Should political parties rely on their heads or their hearts when directing preferences?
It’s a question that comes up every time Australia heads to the polls, with the vicious cycle of political recrimination and posturing particularly voluble this time around.
And the combination of calculated self-interest, political antipathy, and straight-up retribution certainly does bring together some odd couples. One Greens branch, for instance, chose to preference the deeply homophobic Christian Democrats above a gay, Indigenous Liberal candidate, giving rise to approximately 20,000 Fairfax articles and, eventually, a reversal of the decision by the local branch.
But at NM we think we’ve found the weirdest preference deal of the election.
In the safe Liberal seat of of Farrer, the far-right Australian Liberty Alliance (ALA) is trying to make inroads, broadening its central anti-Islamic message to scrape rural votes from those concerned about water distribution in south western NSW. (Is the the Murray-Darling halal!?!)
As we reported yesterday, local candidate Ron Pike has been tasked with the challenge, distinguishing himself so far by making remarks deeply hurtful to Aboriginal people.
But make no mistake, Pike’s in it to win, and has therefore done everything possible to get himself above the incumbent member and Health Minister Sussan Ley.
In the pursuit of such glory, Pike has preferenced Ley last on his How To Vote cards – below both Labor and the Greens. This is particularly odd for a number of reasons.
Firstly, his party really, truly, deeply, from the very bottom of their Christian souls, hate the Greens. When Bernard Gaynor launched the ALA Queensland senate ticket last week, his first item of business was to send a warning to any greenie-pinkos who happened to be listening. “You are dangerous, you are divisive, the Australian Liberty is coming after your seats,” Gaynor said, to great cheers.
Though the Greens have no chance of winning Farrer, giving them the nod over Ley does seem a little inconsistent. But what’s far stranger is the fact Pike has put the now disendorsed local Labor candidate Christian Kunde above the Minister as well.
Kunde, if you recall, temporarily shot to national attention after being derided in the Murdoch press for his alleged links to Islamist group Hizb ut-Tahrir. Those links appear to have been overhyped – Kunde is friends with one of the group’s controversial spokespeople and a source who knows him in a work capacity said he held relatively standard “left wing” views – but Labor rapidly dumped him once the news came to light.
Whatever you think of Kunde, his downfall plays nicely into the narratives about Labor being soft on sharia law and Islamisation and blah blah blah that the ALA loves to construct. And yet there he is, number four on their HTVs.
So how did this happen?

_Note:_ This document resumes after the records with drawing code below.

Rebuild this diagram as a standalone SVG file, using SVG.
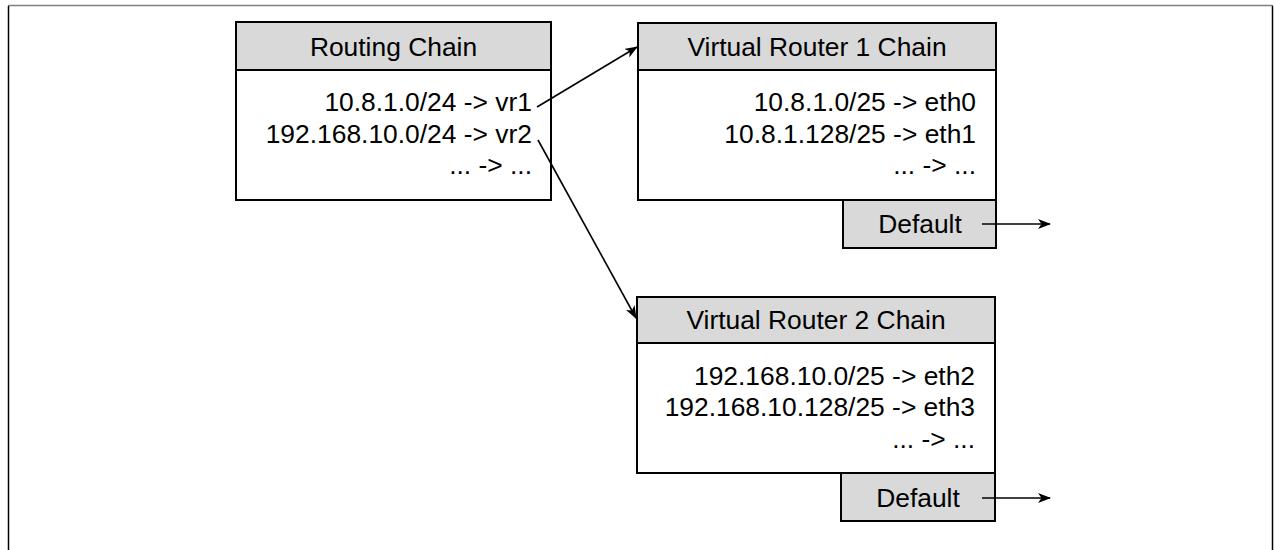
<svg xmlns="http://www.w3.org/2000/svg" width="1275" height="550" viewBox="0 0 1275 550">
  <defs>
    <style>
      .box { fill: #ffffff; stroke: #000000; stroke-width: 2; }
      .head { fill: #d9d9d9; stroke: #000000; stroke-width: 2; }
      .title { font-family: "Liberation Sans", Arial, sans-serif; font-size: 26.4px; fill: #000000; text-anchor: middle; }
      .rule { font-family: "Liberation Sans", Arial, sans-serif; font-size: 26.4px; fill: #000000; text-anchor: end; }
      .link { stroke: #000000; stroke-width: 1.6; fill: none; marker-end: url(#arrow); }
    </style>
    <marker id="arrow" viewBox="0 0 13 10" refX="12" refY="5" markerWidth="13" markerHeight="10" markerUnits="userSpaceOnUse" orient="auto">
      <path d="M0,0 L13,5 L0,10 L3.5,5 z" fill="#000000"/>
    </marker>
  </defs>

  <rect width="1275" height="550" fill="#ffffff"/>

  <!-- outer frame -->
  <line x1="8" y1="5.5" x2="1273" y2="5.5" stroke="#808080" stroke-width="1.5"/>
  <line x1="8.5" y1="6" x2="8.5" y2="550" stroke="#000000" stroke-width="1.5"/>
  <line x1="1272.5" y1="6" x2="1272.5" y2="550" stroke="#000000" stroke-width="1.5"/>

  <!-- routing chain -->
  <g id="routing-chain">
    <rect class="box" x="236" y="22" width="315" height="178"/>
    <rect class="head" x="236" y="22" width="315" height="48"/>
    <text class="title" x="393.5" y="56">Routing Chain</text>
    <text class="rule" x="532" y="111">10.8.1.0/24 -&gt; vr1</text>
    <text class="rule" x="532" y="142.5">192.168.10.0/24 -&gt; vr2</text>
    <text class="rule" x="532" y="174">... -&gt; ...</text>
  </g>

  <!-- virtual router 1 -->
  <g id="vr1-chain">
    <rect class="box" x="638" y="23" width="358" height="177"/>
    <rect class="head" x="638" y="23" width="358" height="47"/>
    <text class="title" x="817" y="56">Virtual Router 1 Chain</text>
    <text class="rule" x="976" y="111">10.8.1.0/25 -&gt; eth0</text>
    <text class="rule" x="976" y="142.5">10.8.1.128/25 -&gt; eth1</text>
    <text class="rule" x="976" y="174">... -&gt; ...</text>
  </g>
  <g id="vr1-default">
    <rect class="head" x="843" y="200" width="153" height="48"/>
    <text class="title" x="920" y="233">Default</text>
  </g>

  <!-- virtual router 2 -->
  <g id="vr2-chain">
    <rect class="box" x="637" y="297" width="358" height="176"/>
    <rect class="head" x="637" y="297" width="358" height="46"/>
    <text class="title" x="816" y="329">Virtual Router 2 Chain</text>
    <text class="rule" x="975" y="384.5">192.168.10.0/25 -&gt; eth2</text>
    <text class="rule" x="975" y="416">192.168.10.128/25 -&gt; eth3</text>
    <text class="rule" x="975" y="447.5">... -&gt; ...</text>
  </g>
  <g id="vr2-default">
    <rect class="head" x="841" y="473" width="154" height="48"/>
    <text class="title" x="918" y="507">Default</text>
  </g>

  <!-- connectors -->
  <g id="connectors">
    <line class="link" x1="537" y1="107" x2="637" y2="47"/>
    <line class="link" x1="538" y1="140" x2="636" y2="318"/>
    <line class="link" x1="982" y1="224" x2="1050" y2="224"/>
    <line class="link" x1="982" y1="498" x2="1050" y2="498"/>
  </g>
</svg>
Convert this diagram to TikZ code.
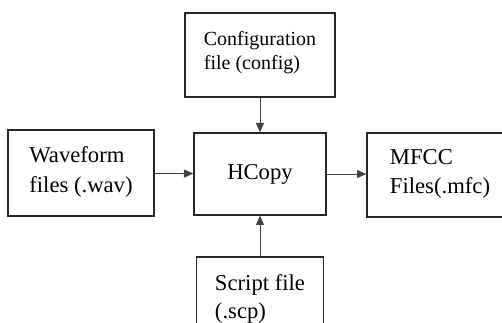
\documentclass[tikz,border=0pt]{standalone}
\usepackage{fontspec}
\setmainfont{Liberation Serif}
\usepackage{tikz}
\usetikzlibrary{arrows.meta}
\tikzset{box/.style={draw=black!85, line width=1pt, align=left, inner sep=0pt},
 arr/.style={draw=black!75, line width=0.6pt, -{Triangle[length=7pt,width=6pt]}},
 }

\begin{document}
\begin{tikzpicture}[x=0.75pt, y=-0.75pt]
        \useasboundingbox (0,0) rectangle (502,323);
        \clip (0,0) rectangle (502,323);
        \node[box, minimum width=112.5pt, minimum height=63pt, font=\fontsize{15}{18}\selectfont] (config) at (260,55) {Configuration\\file (config)\\[-11pt]};
        \node[box, minimum width=99pt, minimum height=61.5pt, font=\fontsize{17}{20}\selectfont] (hcopy) at (260,174) {HCopy};
        \node[box, minimum width=109.5pt, minimum height=64.5pt, font=\fontsize{17}{22}\selectfont] (wave) at (81,173) {Waveform\\files (.wav)\\[-17pt]};
        \node[box, minimum width=109.5pt, minimum height=63pt, font=\fontsize{17}{22}\selectfont] (mfcc) at (440,175) {MFCC\\Files(.mfc)\\[-17pt]};
        \node[box, minimum width=95.25pt, minimum height=63pt, font=\fontsize{17}{21}\selectfont] (script) at (260,299) {Script file\\(.scp)};
        \draw[arr] (config) -- (hcopy);
        \draw[arr] (script) -- (hcopy);
        \draw[arr] (wave) -- (hcopy);
        \draw[arr] (hcopy.east) -- (hcopy.east -| mfcc.west);
    \end{tikzpicture}
\end{document}
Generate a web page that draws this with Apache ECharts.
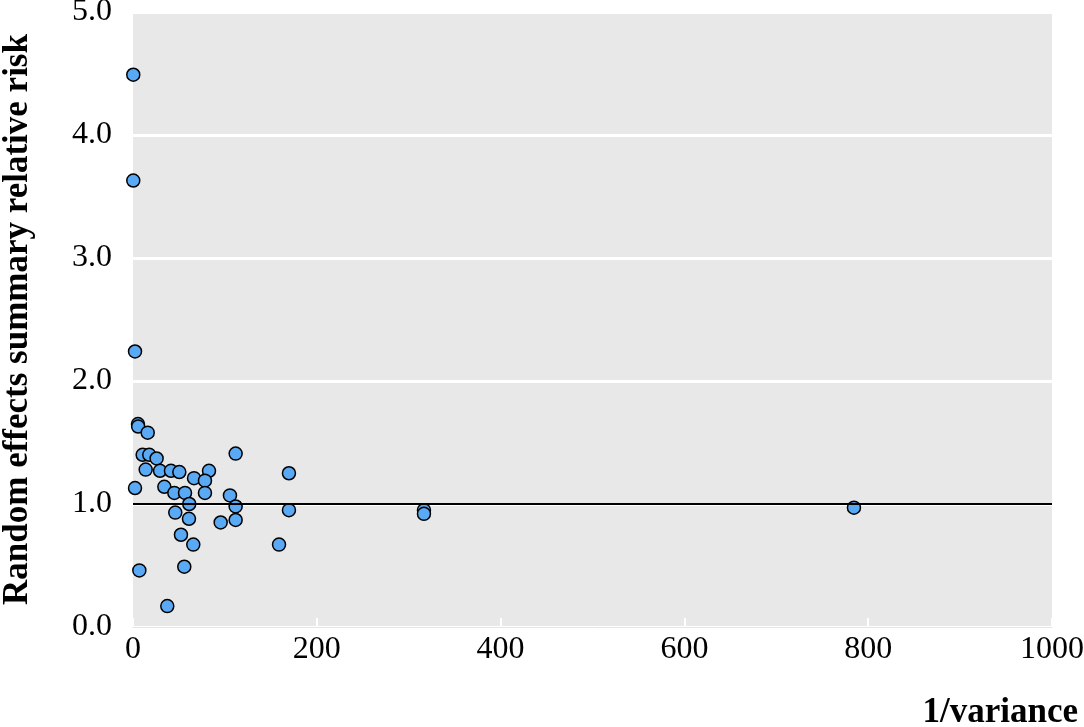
<!DOCTYPE html>
<html>
<head>
<meta charset="utf-8">
<script src="https://cdn.jsdelivr.net/npm/echarts@6/dist/echarts.min.js"></script>
<style>
html,body{margin:0;padding:0;background:#fff;}
#chart{width:1084px;height:727px;}
</style>
</head>
<body>
<div id="chart"></div>
<script>
// 1/variance (x) and random effects summary relative risk (y) per study
const inverseVariance = [0.3, 0.3, 2.2, 5.4, 5.6, 16, 10.5, 17.7, 25.7, 111.7, 13.8, 29.4, 41.3, 50.4, 82.7, 169.7, 66.4, 78.3, 2.2, 34.1, 45, 56.6, 78.3, 105.5, 61.2, 111.7, 169.7, 46, 60.9, 95.4, 111.7, 52.2, 65.6, 158.9, 6.9, 55.8, 37.3, 316.6, 316.6, 784.5];
const relativeRisk    = [4.49, 3.63, 2.24, 1.65, 1.63, 1.58, 1.40, 1.40, 1.37, 1.41, 1.28, 1.27, 1.27, 1.26, 1.27, 1.25, 1.21, 1.19, 1.13, 1.14, 1.09, 1.09, 1.09, 1.07, 1.00, 0.98, 0.95, 0.93, 0.88, 0.85, 0.87, 0.75, 0.67, 0.67, 0.46, 0.49, 0.17, 0.95, 0.92, 0.97];
const xTicks = [0, 200, 400, 600, 800, 1000];
const yTicks = [0, 1, 2, 3, 4, 5];
const referenceRR = 1.0;
const xAxisTitle = '1/variance';
const yAxisTitle = 'Random effects summary relative risk';

const points = inverseVariance.map((x, i) => [x, relativeRisk[i]]);
const font = 'Liberation Serif';

const chart = echarts.init(document.getElementById('chart'), null, {renderer: 'canvas'});
chart.setOption({
  animation: false,
  backgroundColor: '#ffffff',
  grid: {
    left: 133, right: 32, top: 12, bottom: 100,
    containLabel: false,
    outerBoundsMode: 'none',
    show: true, backgroundColor: '#e8e8e8', borderWidth: 0
  },
  xAxis: {
    type: 'value',
    min: xTicks[0], max: xTicks[xTicks.length - 1], interval: 200,
    name: xAxisTitle,
    nameLocation: 'end',
    nameGap: 26,
    nameTextStyle: {
      fontFamily: font, fontWeight: 'bold', fontSize: 35, color: '#000',
      align: 'right', verticalAlign: 'top', padding: [68, 0, 0, 0]
    },
    axisLine: {show: true, lineStyle: {color: '#e4e4e4', width: 1}},
    axisTick: {show: true, inside: true, length: 9, lineStyle: {color: '#ffffff', width: 2}},
    splitLine: {show: false},
    axisLabel: {fontFamily: font, fontSize: 32, color: '#000', margin: 7, formatter: v => String(v)}
  },
  yAxis: {
    type: 'value',
    min: yTicks[0], max: yTicks[yTicks.length - 1], interval: 1,
    name: yAxisTitle,
    nameLocation: 'middle',
    nameRotate: 90,
    nameGap: 98,
    nameTextStyle: {fontFamily: font, fontWeight: 'bold', fontSize: 35, color: '#000'},
    axisLine: {show: false},
    axisTick: {show: false},
    splitLine: {show: true, lineStyle: {color: '#ffffff', width: 3}},
    axisLabel: {
      fontFamily: font, fontSize: 32, color: '#000', margin: 21,
      formatter: v => v.toFixed(1)
    }
  },
  series: [{
    type: 'scatter',
    data: points,
    symbol: 'circle',
    symbolSize: 13,
    clip: false,
    itemStyle: {color: '#5aa9f5', borderColor: '#000', borderWidth: 1.5, opacity: 1},
    markLine: {
      silent: true,
      symbol: ['none', 'none'],
      label: {show: false},
      lineStyle: {color: '#000', width: 2, type: 'solid'},
      data: [{yAxis: referenceRR}]
    },
    z: 3
  }]
});
</script>
</body>
</html>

According to Pike, it was the result of a botched deal in which Labor screwed him over.
Pike told New Matilda that before Kunde was disendorsed he met with the candidate and other figures who agreed to preference the ALA above the Liberals, in return for the same. The ALA then printed their HTV cards. Pike wasn’t aware of the shitstorm that was about to hit the Labor camp.
But just before it did, says Pike, Labor “welched” on the deal.
“Typical Labor Party. Shook hands on the deal and then away they go and all of a sudden it’s a different board game,” he said.
But Kunde emphatically denied this version of events. He said he met Pike in the AEC office and was complimentary of his commitment to the water issue, but said there was no way he could endorse the ALA candidate. To demonstrate why, he presented Kunde with an image taken on his phone of his family – including his wife, who wears a headscarf.
Kunde said that at no point did he entertain preferencing Pike, and that he told him “mate, your party’s platform is abhorrent, we can’t support it”.
But with Kunde still technically on the ballot, Pike opted not to change his HTV cards (something others like the Greens did opt to do).
To his credit, Pike was very open about his reasons for asking voters to place his ideological opponents above the sitting member.
“That’s just mathematics mate,” he said yesterday. “I came down here to win this seat. Obviously to do that I have to defeat Sussan Ley. Now you might also note she’s put me last. We both understand the mathematics. It’s got nothing to do with ideology, it’s about mathematics.”
And that, according to Pike, is how an anti-Islam party ended up preferencing a Labor candidate disendorsed over his alleged links to an Islamist political movement.